I’ve been thinking a bit about nomenclature in fiction lately. More specifically, I’ve been thinking about words and names derived from real-life people and places.
But first, credit where credit is due. While this sort of thing has bugged me for years, I’ve been thinking about it lately due to a post by Peter Ahlstrom on Brandon Sanderson’s boards. (Have I mentioned Sanderson enough? Go read Warbreaker.)
The characters don’t speak English, so what we read is a translation into our language. [. . .]
I do think it’s a good idea to pay attention to anachronism when using metaphors and idoms, but that’s also something that can be taken too far—for example, trying not to use any words with latinate roots because there was never a former empire of that type in the universe you’re writing in. That would probably be impossible because English is what English is, and the book is written in English.
-Peter Ahlstrom, assistant to Mr. Sanderson
He was talking about a turn of phrase used in the Mistborn trilogy, but the point obviously holds for a much broader spectrum of fiction. And it’s one that has bugged me for years. When, in my Zosias campaign, the gnomes developed rifled guns, I didn’t call them rifles and I didn’t call the process rifling. The process is called spiraling. This was due to the belief that “rifle” comes from the name of the inventor of the process, though my google-fu is having trouble coming up with a reference for that. Maybe I’m tired. Maybe I was wrong. Maybe I should have just named it after Rifle Bottleblower.
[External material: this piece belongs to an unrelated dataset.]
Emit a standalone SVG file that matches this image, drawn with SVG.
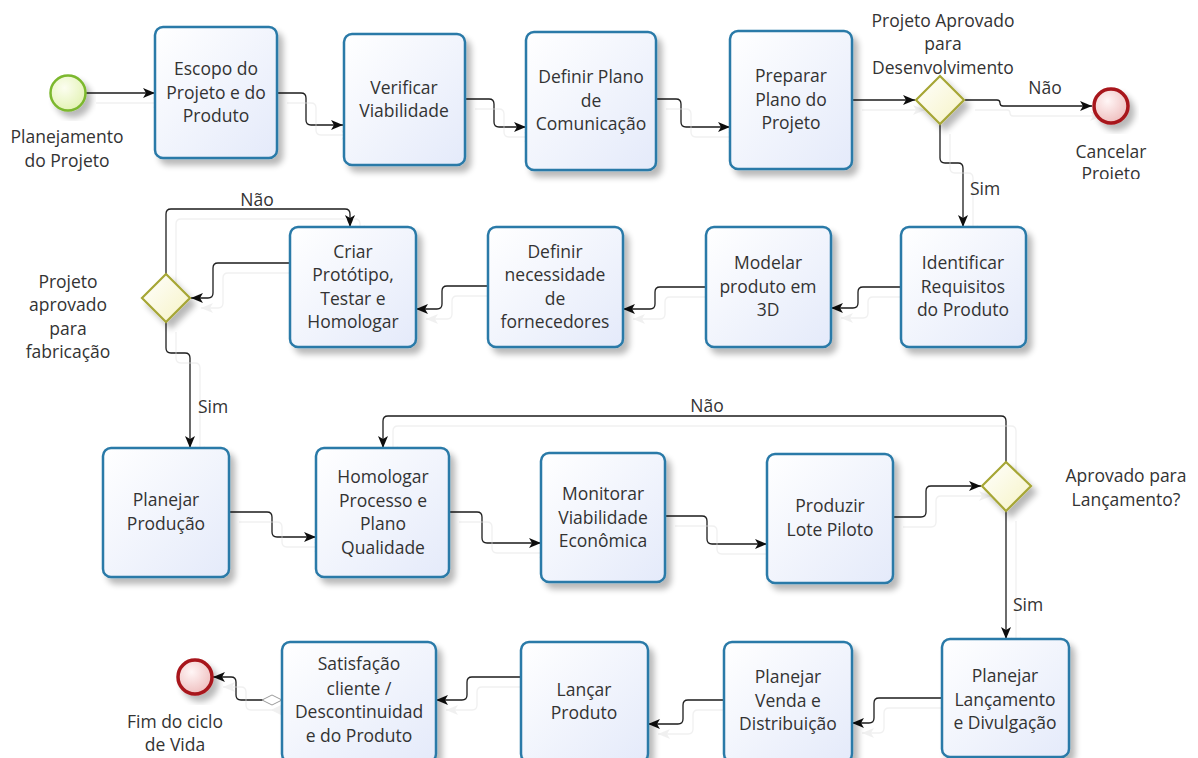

Most of the time, I think, Ahlstrom’s point holds. For the most part, making up a new name for something just because the etymology doesn’t hold up in court is pointless and confusing. Most of the time I just gloss over it these days.
But I still think there’s a place for it. Renaming something basic can add flavor to a setting — if you don’t mind the confusion — and I think that, used sparingly, it makes a great spice.
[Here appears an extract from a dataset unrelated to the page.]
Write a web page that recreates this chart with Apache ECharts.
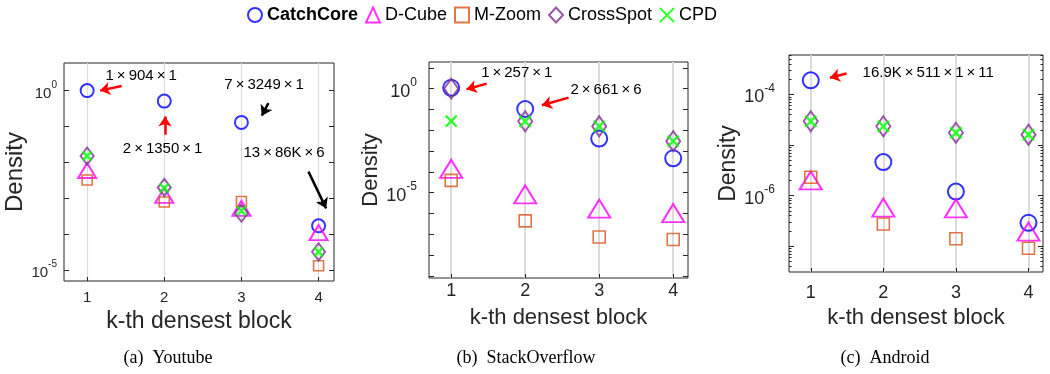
<!DOCTYPE html>
<html>
<head>
<meta charset="utf-8">
<script src="https://cdn.jsdelivr.net/npm/echarts@6/dist/echarts.min.js"></script>
<style>html,body{margin:0;padding:0;background:#fff;}#c{width:1050px;height:374px;}</style>
</head>
<body>
<div id="c"></div>
<script>
// ---- data ----
const blocks = [1, 2, 3, 4];
const methods = ['CatchCore', 'D-Cube', 'M-Zoom', 'CrossSpot', 'CPD'];
const panelTitles = ['(a)  Youtube', '(b)  StackOverflow', '(c)  Android'];

// Youtube
const ytCatchCore = [1.0, 0.51, 0.13, 1.7e-4];
const ytDCube     = [5.9e-3, 1.2e-3, 5.2e-4, 1.1e-4];
const ytMZoom     = [3.2e-3, 7.8e-4, 8.1e-4, 1.3e-5];
const ytCrossSpot = [1.5e-2, 2.0e-3, 3.8e-4, 3.2e-5];
const ytCPD       = [1.5e-2, 1.9e-3, 4.4e-4, 3.2e-5];
// StackOverflow
const soCatchCore = [1.1, 0.105, 4.0e-3, 4.5e-4];
const soDCube     = [1.4e-4, 8.3e-6, 1.7e-6, 1.05e-6];
const soMZoom     = [3.9e-5, 4.4e-7, 7.4e-8, 5.6e-8];
const soCrossSpot = [1.0, 2.7e-2, 1.55e-2, 3.0e-3];
const soCPD       = [2.75e-2, 2.7e-2, 1.55e-2, 3.0e-3];
// Android
const anCatchCore = [1.9e-4, 4.6e-6, 1.2e-6, 2.9e-7];
const anDCube     = [2.0e-6, 5.8e-7, 5.6e-7, 1.95e-7];
const anMZoom     = [2.3e-6, 2.75e-7, 1.4e-7, 9.1e-8];
const anCrossSpot = [2.95e-5, 2.35e-5, 1.75e-5, 1.6e-5];
const anCPD       = [2.95e-5, 2.35e-5, 1.75e-5, 1.6e-5];

// y tick labels (exponents of 10)
const ytLabelExp = [-5, 0];
const soLabelExp = [-5, 0];
const anLabelExp = [-6, -4];

// annotations: [text, x, y] and arrows [x1, y1, x2, y2, colour]
const ytNotes = [['1\u2009×\u2009904\u2009×\u20091', 1.70, 2.63], ['2\u2009×\u20091350\u2009×\u20091', 1.978, 0.024],
                 ['7\u2009×\u20093249\u2009×\u20091', 3.294, 1.45], ['13\u2009×\u200986K\u2009×\u20096', 3.553, 0.018]];
const ytArrows = [[1.448, 1.35, 1.167, 1.0, '#ff0000'], [2.01, 0.059, 2.01, 0.19, '#ff0000'],
                  [3.35, 0.447, 3.264, 0.2, '#000000'], [3.869, 5.5e-3, 4.098, 5.2e-4, '#000000']];
const soNotes = [['1\u2009×\u2009257\u2009×\u20091', 1.886, 5.9], ['2\u2009×\u2009661\u2009×\u20096', 3.093, 0.83]];
const soArrows = [[1.479, 1.74, 1.207, 0.93, '#ff0000'], [2.586, 0.37, 2.225, 0.158, '#ff0000']];
const anNotes = [['16.9K\u2009×\u2009511\u2009×\u20091\u2009×\u200911', 2.619, 2.7e-4]];
const anArrows = [[1.493, 2.6e-4, 1.263, 2.14e-4, '#ff0000']];

// ---- styling ----
const colors = {'CatchCore': '#0000ff', 'D-Cube': '#ff00ff', 'M-Zoom': '#d95319', 'CrossSpot': '#7e2f8e', 'CPD': '#00ff00'};
const symbolShapes = {
  'CatchCore': 'circle', 'D-Cube': 'triangle', 'M-Zoom': 'rect', 'CrossSpot': 'diamond',
  'CPD': 'path://M0,0L10,10M10,0L0,10'
};
const symbolSizesSmall = {'CatchCore': 13, 'D-Cube': [18, 15], 'M-Zoom': 10, 'CrossSpot': [13, 17], 'CPD': 9};
const symbolSizesLarge = {'CatchCore': 16, 'D-Cube': [22, 18], 'M-Zoom': 12, 'CrossSpot': [14, 20], 'CPD': 11};
const borderWidths = {'CatchCore': 2, 'D-Cube': 2, 'M-Zoom': 1.6, 'CrossSpot': 2, 'CPD': 2.5};
const axisColor = '#262626';
const FONT = 'Liberation Sans';

const panels = [
  {grid: {left: 64, top: 63, width: 270, height: 218}, ymin: Math.pow(10, -5.31), ymax: Math.pow(10, 0.77),
   decades: [-5, 0], labelExp: ytLabelExp, tickFont: 15, supFont: 10, nameFont: 23, yNameFont: 24,
   xLabelMargin: 9, xNameGap: 29, yLabelMargin: 7, yNameGap: 37, minor: false, splitW: 1.2, sizes: symbolSizesSmall,
   data: [ytCatchCore, ytDCube, ytMZoom, ytCrossSpot, ytCPD], notes: ytNotes, arrows: ytArrows},
  {grid: {left: 429, top: 62, width: 259, height: 216}, ymin: Math.pow(10, -9.1), ymax: Math.pow(10, 1.28),
   decades: [-9, 1], labelExp: soLabelExp, tickFont: 18, supFont: 12, nameFont: 22, yNameFont: 22,
   xLabelMargin: 4, xNameGap: 29, yLabelMargin: 12, yNameGap: 41, minor: false, splitW: 2, sizes: symbolSizesLarge,
   data: [soCatchCore, soDCube, soMZoom, soCrossSpot, soCPD], notes: soNotes, arrows: soArrows},
  {grid: {left: 789, top: 55, width: 254, height: 217}, ymin: Math.pow(10, -7.51), ymax: Math.pow(10, -3.22),
   decades: [-7, -4], labelExp: anLabelExp, tickFont: 18, supFont: 12, nameFont: 22, yNameFont: 23,
   xLabelMargin: 12, xNameGap: 35, yLabelMargin: 14, yNameGap: 46, minor: true, splitW: 2, sizes: symbolSizesLarge,
   data: [anCatchCore, anDCube, anMZoom, anCrossSpot, anCPD], notes: anNotes, arrows: anArrows}
];

const grids = [], xAxes = [], yAxes = [], series = [], graphics = [];
const titleX = [168, 526, 885];

panels.forEach((p, pi) => {
  grids.push(Object.assign({show: true, borderColor: axisColor, borderWidth: 1, backgroundColor: '#fff'}, p.grid));
  xAxes.push({
    type: 'value', gridIndex: pi, min: 0.7, max: 4.2,
    name: 'k-th densest block', nameLocation: 'middle', nameGap: p.xNameGap,
    nameTextStyle: {fontFamily: FONT, fontSize: p.nameFont, color: axisColor},
    axisLine: {show: false},
    axisTick: {show: true, inside: true, length: 4, customValues: blocks, lineStyle: {color: axisColor}},
    axisLabel: {show: true, customValues: blocks, margin: p.xLabelMargin, fontFamily: FONT, fontSize: p.tickFont, color: axisColor},
    splitLine: {show: true, lineStyle: {color: '#dcdcdc', width: p.splitW}}
  });
  const decTicks = [];
  for (let e = p.decades[0]; e <= p.decades[1]; e++) decTicks.push(Math.pow(10, e));
  const labelVals = p.labelExp.map(e => Math.pow(10, e));
  const baseY = {
    type: 'log', logBase: 10, gridIndex: pi, min: p.ymin, max: p.ymax,
    axisLine: {show: false}, splitLine: {show: false}
  };
  const mainIdx = yAxes.length;
  yAxes.push(Object.assign({}, baseY, {
    position: 'left',
    name: 'Density', nameLocation: 'middle', nameGap: p.yNameGap, nameRotate: 90,
    nameTextStyle: {fontFamily: FONT, fontSize: p.yNameFont, color: axisColor},
    axisTick: {show: true, inside: true, length: 5, customValues: decTicks, lineStyle: {color: axisColor}},
    axisLabel: {
      show: true, customValues: labelVals, margin: p.yLabelMargin,
      formatter: v => '{b|10}{s|' + Math.round(Math.log10(v)) + '}',
      rich: {
        b: {fontFamily: FONT, fontSize: p.tickFont, color: axisColor, lineHeight: p.tickFont + 6, verticalAlign: 'bottom'},
        s: {fontFamily: FONT, fontSize: p.supFont, color: axisColor, lineHeight: p.supFont, verticalAlign: 'top'}
      }
    }
  }));
  yAxes.push(Object.assign({}, baseY, {
    position: 'right',
    axisTick: {show: true, inside: true, length: 5, customValues: decTicks, lineStyle: {color: axisColor}},
    axisLabel: {show: false}
  }));
  if (p.minor) {
    const minorVals = [];
    for (let e = p.decades[0] - 1; e <= p.decades[1] + 1; e++)
      for (let m = 2; m <= 9; m++) minorVals.push(m * Math.pow(10, e));
    ['left', 'right'].forEach(pos => yAxes.push(Object.assign({}, baseY, {
      position: pos,
      axisTick: {show: true, inside: true, length: 2.5, customValues: minorVals, lineStyle: {color: axisColor}},
      axisLabel: {show: false}
    })));
  }

  methods.forEach((m, mi) => {
    const s = {
      type: 'scatter', name: m, xAxisIndex: pi, yAxisIndex: mainIdx,
      symbol: symbolShapes[m], symbolSize: p.sizes[m],
      itemStyle: {color: 'rgba(0,0,0,0)', borderColor: colors[m], borderWidth: borderWidths[m]},
      emphasis: {disabled: true},
      data: blocks.map((b, i) => [b, p.data[mi][i]]),
      z: 3 + mi
    };
    if (mi === 0) {
      s.markLine = {
        silent: true, animation: false, symbol: ['none', 'arrow'], symbolSize: 10,
        label: {show: false},
        data: p.arrows.map(a => [
          {coord: [a[0], a[1]], lineStyle: {color: a[4], width: 2.5, type: 'solid'}},
          {coord: [a[2], a[3]]}
        ])
      };
      s.markPoint = {
        silent: true, animation: false, symbol: 'rect', symbolSize: 1,
        itemStyle: {color: 'rgba(0,0,0,0)'},
        label: {show: true, position: 'inside', fontFamily: FONT, fontSize: 15, color: '#000'},
        data: p.notes.map(n => ({coord: [n[1], n[2]], label: {formatter: n[0]}}))
      };
    }
    series.push(s);
  });

  graphics.push({
    type: 'text', x: titleX[pi], y: 358,
    style: {text: panelTitles[pi], fontFamily: 'Liberation Serif', fontSize: 18, fill: '#000', textAlign: 'center', textVerticalAlign: 'middle'}
  });
});

const chart = echarts.init(document.getElementById('c'), null, {renderer: 'canvas'});
chart.setOption({
  animation: false,
  backgroundColor: '#fff',
  legend: {
    data: methods, left: 247, top: 6, itemWidth: 14, itemHeight: 15, itemGap: 7, padding: 0,
    formatter: n => n === 'CatchCore' ? '{bb|CatchCore}' : n,
    textStyle: {fontFamily: FONT, fontSize: 18, color: '#000',
      rich: {bb: {fontFamily: FONT, fontSize: 18, fontWeight: 'bold', color: '#000'}}}
  },
  grid: grids, xAxis: xAxes, yAxis: yAxes, series: series, graphic: graphics
});
</script>
</body>
</html>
Even so, in Zosias I’ve mostly taken to naming the troublesome ones after Bottleblowers as a form of lampshade hanging. That’s mostly my friend and co-developer Michael’s fault. The Bottleblower clan of gnomes has been a running joke for years now. (Seriously, I don’t remember the last time we ran a gnome that wasn’t part of the Bottleblower family . . . )
Eh, so there you go. Have some random thoughts.